● Source data
# # #

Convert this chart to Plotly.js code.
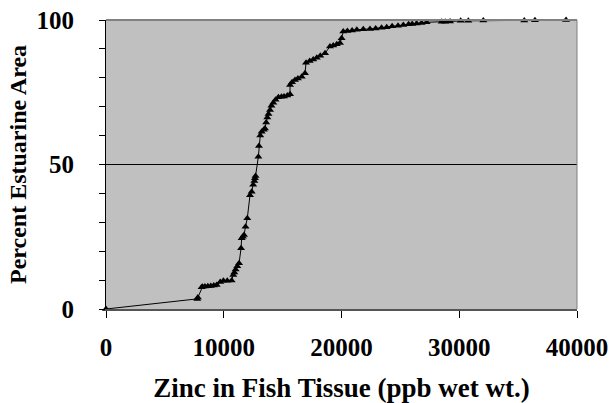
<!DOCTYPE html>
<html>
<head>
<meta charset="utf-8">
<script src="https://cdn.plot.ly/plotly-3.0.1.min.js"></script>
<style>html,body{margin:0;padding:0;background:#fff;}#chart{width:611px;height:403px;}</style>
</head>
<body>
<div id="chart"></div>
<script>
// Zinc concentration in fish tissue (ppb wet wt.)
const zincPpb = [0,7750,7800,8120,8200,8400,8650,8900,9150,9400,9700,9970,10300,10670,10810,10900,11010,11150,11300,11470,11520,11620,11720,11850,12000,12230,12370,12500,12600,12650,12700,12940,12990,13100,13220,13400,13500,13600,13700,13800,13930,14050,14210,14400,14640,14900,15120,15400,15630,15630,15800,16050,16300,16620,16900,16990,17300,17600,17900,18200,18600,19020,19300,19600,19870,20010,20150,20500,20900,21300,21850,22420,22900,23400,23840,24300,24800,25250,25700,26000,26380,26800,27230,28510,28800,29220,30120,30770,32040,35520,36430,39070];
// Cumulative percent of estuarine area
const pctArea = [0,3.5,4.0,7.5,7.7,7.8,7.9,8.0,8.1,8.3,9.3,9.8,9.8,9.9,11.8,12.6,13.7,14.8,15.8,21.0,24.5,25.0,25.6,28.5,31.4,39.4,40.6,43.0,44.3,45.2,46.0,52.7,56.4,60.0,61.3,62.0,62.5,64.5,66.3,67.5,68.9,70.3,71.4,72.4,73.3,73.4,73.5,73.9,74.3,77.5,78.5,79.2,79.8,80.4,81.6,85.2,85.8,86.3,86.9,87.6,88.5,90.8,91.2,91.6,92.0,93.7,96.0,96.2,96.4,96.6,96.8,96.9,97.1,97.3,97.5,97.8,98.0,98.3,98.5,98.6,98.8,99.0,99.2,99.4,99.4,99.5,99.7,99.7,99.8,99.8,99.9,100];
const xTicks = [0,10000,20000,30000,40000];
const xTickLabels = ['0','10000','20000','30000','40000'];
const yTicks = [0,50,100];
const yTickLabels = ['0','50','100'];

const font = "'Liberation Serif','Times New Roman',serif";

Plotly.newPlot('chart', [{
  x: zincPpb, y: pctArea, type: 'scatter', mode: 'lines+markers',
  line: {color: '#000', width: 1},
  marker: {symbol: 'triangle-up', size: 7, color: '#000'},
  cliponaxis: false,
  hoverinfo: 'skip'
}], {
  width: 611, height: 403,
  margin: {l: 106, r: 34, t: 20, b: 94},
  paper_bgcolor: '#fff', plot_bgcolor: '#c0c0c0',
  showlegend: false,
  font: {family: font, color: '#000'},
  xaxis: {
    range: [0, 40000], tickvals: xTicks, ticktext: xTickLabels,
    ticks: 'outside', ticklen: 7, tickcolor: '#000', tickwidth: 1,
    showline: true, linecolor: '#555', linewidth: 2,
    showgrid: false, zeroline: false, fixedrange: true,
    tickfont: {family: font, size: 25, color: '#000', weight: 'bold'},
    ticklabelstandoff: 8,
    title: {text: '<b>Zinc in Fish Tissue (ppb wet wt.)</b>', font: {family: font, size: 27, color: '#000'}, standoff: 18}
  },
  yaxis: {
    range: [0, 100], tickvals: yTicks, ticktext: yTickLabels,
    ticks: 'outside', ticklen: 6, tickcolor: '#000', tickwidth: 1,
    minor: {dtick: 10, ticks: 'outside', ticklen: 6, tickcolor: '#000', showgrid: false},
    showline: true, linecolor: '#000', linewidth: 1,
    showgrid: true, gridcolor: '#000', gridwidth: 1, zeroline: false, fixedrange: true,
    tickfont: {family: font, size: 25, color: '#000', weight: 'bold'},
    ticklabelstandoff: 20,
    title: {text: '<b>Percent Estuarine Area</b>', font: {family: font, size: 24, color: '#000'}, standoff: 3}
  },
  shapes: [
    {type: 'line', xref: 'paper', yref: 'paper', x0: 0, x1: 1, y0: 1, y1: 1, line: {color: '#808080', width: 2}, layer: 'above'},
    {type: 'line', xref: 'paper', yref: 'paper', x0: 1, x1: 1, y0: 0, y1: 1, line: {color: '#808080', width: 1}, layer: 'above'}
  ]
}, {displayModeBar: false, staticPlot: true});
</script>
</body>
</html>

# # #

● Problem
Return the material word for word. Pictures are not part of the copy.

● The output
Convert this chart to Plotly.js code.
<!DOCTYPE html>
<html>
<head>
<meta charset="utf-8">
<script src="https://cdn.plot.ly/plotly-3.0.1.min.js"></script>
<style>html,body{margin:0;padding:0;background:#fff;}#chart{width:611px;height:403px;}</style>
</head>
<body>
<div id="chart"></div>
<script>
// Zinc concentration in fish tissue (ppb wet wt.)
const zincPpb = [0,7750,7800,8120,8200,8400,8650,8900,9150,9400,9700,9970,10300,10670,10810,10900,11010,11150,11300,11470,11520,11620,11720,11850,12000,12230,12370,12500,12600,12650,12700,12940,12990,13100,13220,13400,13500,13600,13700,13800,13930,14050,14210,14400,14640,14900,15120,15400,15630,15630,15800,16050,16300,16620,16900,16990,17300,17600,17900,18200,18600,19020,19300,19600,19870,20010,20150,20500,20900,21300,21850,22420,22900,23400,23840,24300,24800,25250,25700,26000,26380,26800,27230,28510,28800,29220,30120,30770,32040,35520,36430,39070];
// Cumulative percent of estuarine area
const pctArea = [0,3.5,4.0,7.5,7.7,7.8,7.9,8.0,8.1,8.3,9.3,9.8,9.8,9.9,11.8,12.6,13.7,14.8,15.8,21.0,24.5,25.0,25.6,28.5,31.4,39.4,40.6,43.0,44.3,45.2,46.0,52.7,56.4,60.0,61.3,62.0,62.5,64.5,66.3,67.5,68.9,70.3,71.4,72.4,73.3,73.4,73.5,73.9,74.3,77.5,78.5,79.2,79.8,80.4,81.6,85.2,85.8,86.3,86.9,87.6,88.5,90.8,91.2,91.6,92.0,93.7,96.0,96.2,96.4,96.6,96.8,96.9,97.1,97.3,97.5,97.8,98.0,98.3,98.5,98.6,98.8,99.0,99.2,99.4,99.4,99.5,99.7,99.7,99.8,99.8,99.9,100];
const xTicks = [0,10000,20000,30000,40000];
const xTickLabels = ['0','10000','20000','30000','40000'];
const yTicks = [0,50,100];
const yTickLabels = ['0','50','100'];

const font = "'Liberation Serif','Times New Roman',serif";

Plotly.newPlot('chart', [{
  x: zincPpb, y: pctArea, type: 'scatter', mode: 'lines+markers',
  line: {color: '#000', width: 1},
  marker: {symbol: 'triangle-up', size: 7, color: '#000'},
  cliponaxis: false,
  hoverinfo: 'skip'
}], {
  width: 611, height: 403,
  margin: {l: 106, r: 34, t: 20, b: 94},
  paper_bgcolor: '#fff', plot_bgcolor: '#c0c0c0',
  showlegend: false,
  font: {family: font, color: '#000'},
  xaxis: {
    range: [0, 40000], tickvals: xTicks, ticktext: xTickLabels,
    ticks: 'outside', ticklen: 7, tickcolor: '#000', tickwidth: 1,
    showline: true, linecolor: '#555', linewidth: 2,
    showgrid: false, zeroline: false, fixedrange: true,
    tickfont: {family: font, size: 25, color: '#000', weight: 'bold'},
    ticklabelstandoff: 8,
    title: {text: '<b>Zinc in Fish Tissue (ppb wet wt.)</b>', font: {family: font, size: 27, color: '#000'}, standoff: 18}
  },
  yaxis: {
    range: [0, 100], tickvals: yTicks, ticktext: yTickLabels,
    ticks: 'outside', ticklen: 6, tickcolor: '#000', tickwidth: 1,
    minor: {dtick: 10, ticks: 'outside', ticklen: 6, tickcolor: '#000', showgrid: false},
    showline: true, linecolor: '#000', linewidth: 1,
    showgrid: true, gridcolor: '#000', gridwidth: 1, zeroline: false, fixedrange: true,
    tickfont: {family: font, size: 25, color: '#000', weight: 'bold'},
    ticklabelstandoff: 20,
    title: {text: '<b>Percent Estuarine Area</b>', font: {family: font, size: 24, color: '#000'}, standoff: 3}
  },
  shapes: [
    {type: 'line', xref: 'paper', yref: 'paper', x0: 0, x1: 1, y0: 1, y1: 1, line: {color: '#808080', width: 2}, layer: 'above'},
    {type: 'line', xref: 'paper', yref: 'paper', x0: 1, x1: 1, y0: 0, y1: 1, line: {color: '#808080', width: 1}, layer: 'above'}
  ]
}, {displayModeBar: false, staticPlot: true});
</script>
</body>
</html>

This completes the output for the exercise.